John Green's adapted young adult novel The Fault in our Stars might not have the same draw as its more fantasy driven young adult movie franchise cousins like The Twilight Saga, The Hunger Games or the newly minted Divergent series, but it still landed a solid number one opening this weekend with $48 million against a very modest reported $12 million budget.
That success comes with one significant asterisk. The movie looked to be off to a huge start with solid sales at Thursday night previews and Friday night topping $26 million. But, in a rare occurrence, sales going into Saturday dropped more than half, making just $12 million followed by a very slow $9 million on Sunday. While it was the number one movie overall this weekend, it was only number one on Friday. Last week's top earner Maleficent was back on top for the rest of the weekend.
That sort of sharp drop off likely means the passionate fans got in early, have already had their fill, and that the drop off will probably continue. Not that anyone at Fox is complaining. Not only have they already turned a nice little profit, they have bragging rights that their movie beat Tom Cruise.
Tom Cruise movies haven't exactly been major performers at the domestic box office in the last few years. With the exception of the Mission: Impossible franchise flicks he hasn't had a headliner break $100 million (that's total domestic sales, not just opening weekend) since War of the Worlds almost a decade ago. Of course, he's a huge draw internationally and his movies consistently earn back more than double their reported budgets when you look at world-wide sales, but this weekend proved again that Cruise's name isn't getting North Americans out the movies as much as it used to.
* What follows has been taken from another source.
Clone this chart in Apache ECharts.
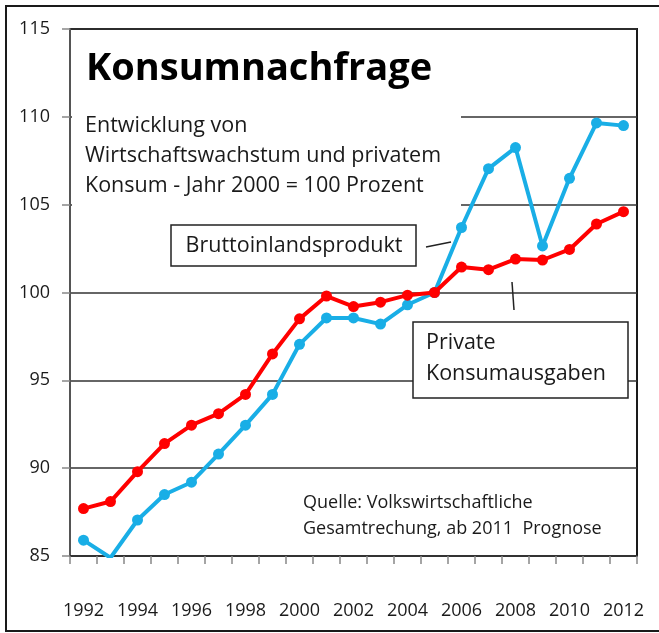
<!DOCTYPE html>
<html>
<head>
<meta charset="utf-8">
<script src="https://cdn.jsdelivr.net/npm/echarts@6/dist/echarts.min.js"></script>
<style>
  html, body { margin: 0; padding: 0; background: #fff; }
  #chart { width: 659px; height: 633px; }
</style>
</head>
<body>
<div id="chart"></div>
<script>
// Jahre (Kategorien)
const years = ['1992', '1993', '1994', '1995', '1996', '1997', '1998', '1999', '2000', '2001', '2002',
    '2003', '2004', '2005', '2006', '2007', '2008', '2009', '2010', '2011', '2012'];

// Bruttoinlandsprodukt, 2000 = 100
const bip = [85.9, 84.9, 87.05, 88.5, 89.2, 90.8, 92.45, 94.2, 97.05, 98.55, 98.55,
    98.2, 99.3, 100.0, 103.7, 107.05, 108.25, 102.65, 106.5, 109.65, 109.5];

// Private Konsumausgaben, 2000 = 100
const konsum = [87.7, 88.1, 89.8, 91.4, 92.45, 93.1, 94.2, 96.5, 98.5, 99.8, 99.2,
    99.45, 99.85, 100.0, 101.45, 101.3, 101.9, 101.85, 102.45, 103.9, 104.6];

// Achsenbeschriftung
const yMin = 85;
const yMax = 115;
const yStep = 5;

const fontFam = '"Open Sans", "Noto Sans", sans-serif';

const myChart = echarts.init(document.getElementById('chart'));

const option = {
    backgroundColor: '#fff',
    animation: false,
    grid: {
        left: 70,
        top: 29,
        right: 22,
        bottom: 77,
        show: true,
        borderColor: '#1a1a1a',
        borderWidth: 2,
        backgroundColor: 'transparent'
    },
    xAxis: {
        type: 'category',
        data: years,
        boundaryGap: true,
        axisLine: { lineStyle: { color: '#333', width: 2 } },
        axisTick: { show: true, interval: 0, length: 8, lineStyle: { color: '#888', width: 1.5 } },
        axisLabel: { interval: 1, margin: 46, fontSize: 18, color: '#1a1a1a', fontFamily: fontFam },
        splitLine: { show: false }
    },
    yAxis: {
        type: 'value',
        min: yMin,
        max: yMax,
        interval: yStep,
        axisLine: { show: true, lineStyle: { color: '#555', width: 2 } },
        axisTick: { show: true, length: 8, lineStyle: { color: '#888', width: 1.5 } },
        axisLabel: { margin: 20, fontSize: 18, color: '#1a1a1a', fontFamily: fontFam },
        splitLine: { show: true, lineStyle: { color: '#333', width: 1.5 } }
    },
    series: [
        {
            name: 'Bruttoinlandsprodukt',
            type: 'line',
            data: bip,
            symbol: 'circle',
            symbolSize: 11,
            clip: true,
            itemStyle: { color: '#19aee6' },
            lineStyle: { color: '#19aee6', width: 4 },
            z: 3
        },
        {
            name: 'Private Konsumausgaben',
            type: 'line',
            data: konsum,
            symbol: 'circle',
            symbolSize: 11,
            clip: true,
            itemStyle: { color: '#ff0000' },
            lineStyle: { color: '#ff0000', width: 4 },
            z: 4
        }
    ],
    graphic: [
        // äußerer Rahmen
        { type: 'rect', z: 0, silent: true,
          shape: { x: 6, y: 6, width: 700, height: 625 },
          style: { fill: null, stroke: '#1a1a1a', lineWidth: 2 } },
        // Textfeld oben links verdeckt die Gitterlinien
        { type: 'rect', z: 1, silent: true,
          shape: { x: 72, y: 100, width: 389, height: 115 },
          style: { fill: '#fff' } },
        { type: 'text', z: 5, silent: true,
          style: { x: 86, y: 69, text: 'Konsumnachfrage', font: 'bold 38px ' + fontFam,
                   fill: '#000', verticalAlign: 'middle' } },
        { type: 'text', z: 5, silent: true,
          style: { x: 85, y: 126, text: 'Entwicklung von', font: '21.5px ' + fontFam,
                   fill: '#1a1a1a', verticalAlign: 'middle' } },
        { type: 'text', z: 5, silent: true,
          style: { x: 85, y: 156, text: 'Wirtschaftswachstum und privatem', font: '21.5px ' + fontFam,
                   fill: '#1a1a1a', verticalAlign: 'middle' } },
        { type: 'text', z: 5, silent: true,
          style: { x: 85, y: 186, text: 'Konsum - Jahr 2000 = 100 Prozent', font: '21.5px ' + fontFam,
                   fill: '#1a1a1a', verticalAlign: 'middle' } },
        // Beschriftung BIP
        { type: 'rect', z: 5, silent: true,
          shape: { x: 171, y: 225, width: 245, height: 41 },
          style: { fill: '#fff', stroke: '#222', lineWidth: 1.5 } },
        { type: 'text', z: 6, silent: true,
          style: { x: 294, y: 246, text: 'Bruttoinlandsprodukt', font: '21.5px ' + fontFam,
                   fill: '#1a1a1a', align: 'center', verticalAlign: 'middle' } },
        { type: 'line', z: 5, silent: true,
          shape: { x1: 426, y1: 247, x2: 451, y2: 242 },
          style: { stroke: '#222', lineWidth: 1.5 } },
        // Beschriftung Konsum
        { type: 'rect', z: 5, silent: true,
          shape: { x: 413, y: 322, width: 215, height: 76 },
          style: { fill: '#fff', stroke: '#222', lineWidth: 1.5 } },
        { type: 'text', z: 6, silent: true,
          style: { x: 426, y: 343, text: 'Private', font: '21.5px ' + fontFam,
                   fill: '#1a1a1a', verticalAlign: 'middle' } },
        { type: 'text', z: 6, silent: true,
          style: { x: 426, y: 374, text: 'Konsumausgaben', font: '21.5px ' + fontFam,
                   fill: '#1a1a1a', verticalAlign: 'middle' } },
        { type: 'line', z: 5, silent: true,
          shape: { x1: 512, y1: 282, x2: 514, y2: 310 },
          style: { stroke: '#222', lineWidth: 1.5 } },
        // Quelle
        { type: 'text', z: 5, silent: true,
          style: { x: 303, y: 503, text: 'Quelle: Volkswirtschaftliche', font: '18px ' + fontFam,
                   fill: '#1a1a1a', verticalAlign: 'middle' } },
        { type: 'text', z: 5, silent: true,
          style: { x: 303, y: 529, text: 'Gesamtrechung, ab 2011  Prognose', font: '18px ' + fontFam,
                   fill: '#1a1a1a', verticalAlign: 'middle' } }
    ]
};

myChart.setOption(option);
</script>
</body>
</html>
Despite being one of his most critically praised movies of the last decade (at least, as far as Rotten Tomatoes statistics are concerned), Edge of Tomorrow had a quiet domestic debut, banking just $29 million for a third place opening. As expected, it did far better internationally, adding $111 million from other venues around the world against its $178 million production budget.
Noticeably absent from box office estimates was The Amazing Spider-Man 2, which had a reported $540,000 on Friday (not quite good enough to make the top ten). No info was reported for the rest of the weekend, leaving open the smallest possibility that it might have out paced Million Dollar Arm for the overall number ten spot. No news on why Sony/Columbia didn't report estimates for the rest of the weekend. At last report the movie was hovering at $195 million, inching slowly towards $200 million, something of a psychologically important benchmark for the franchise's lowest performing entry to date.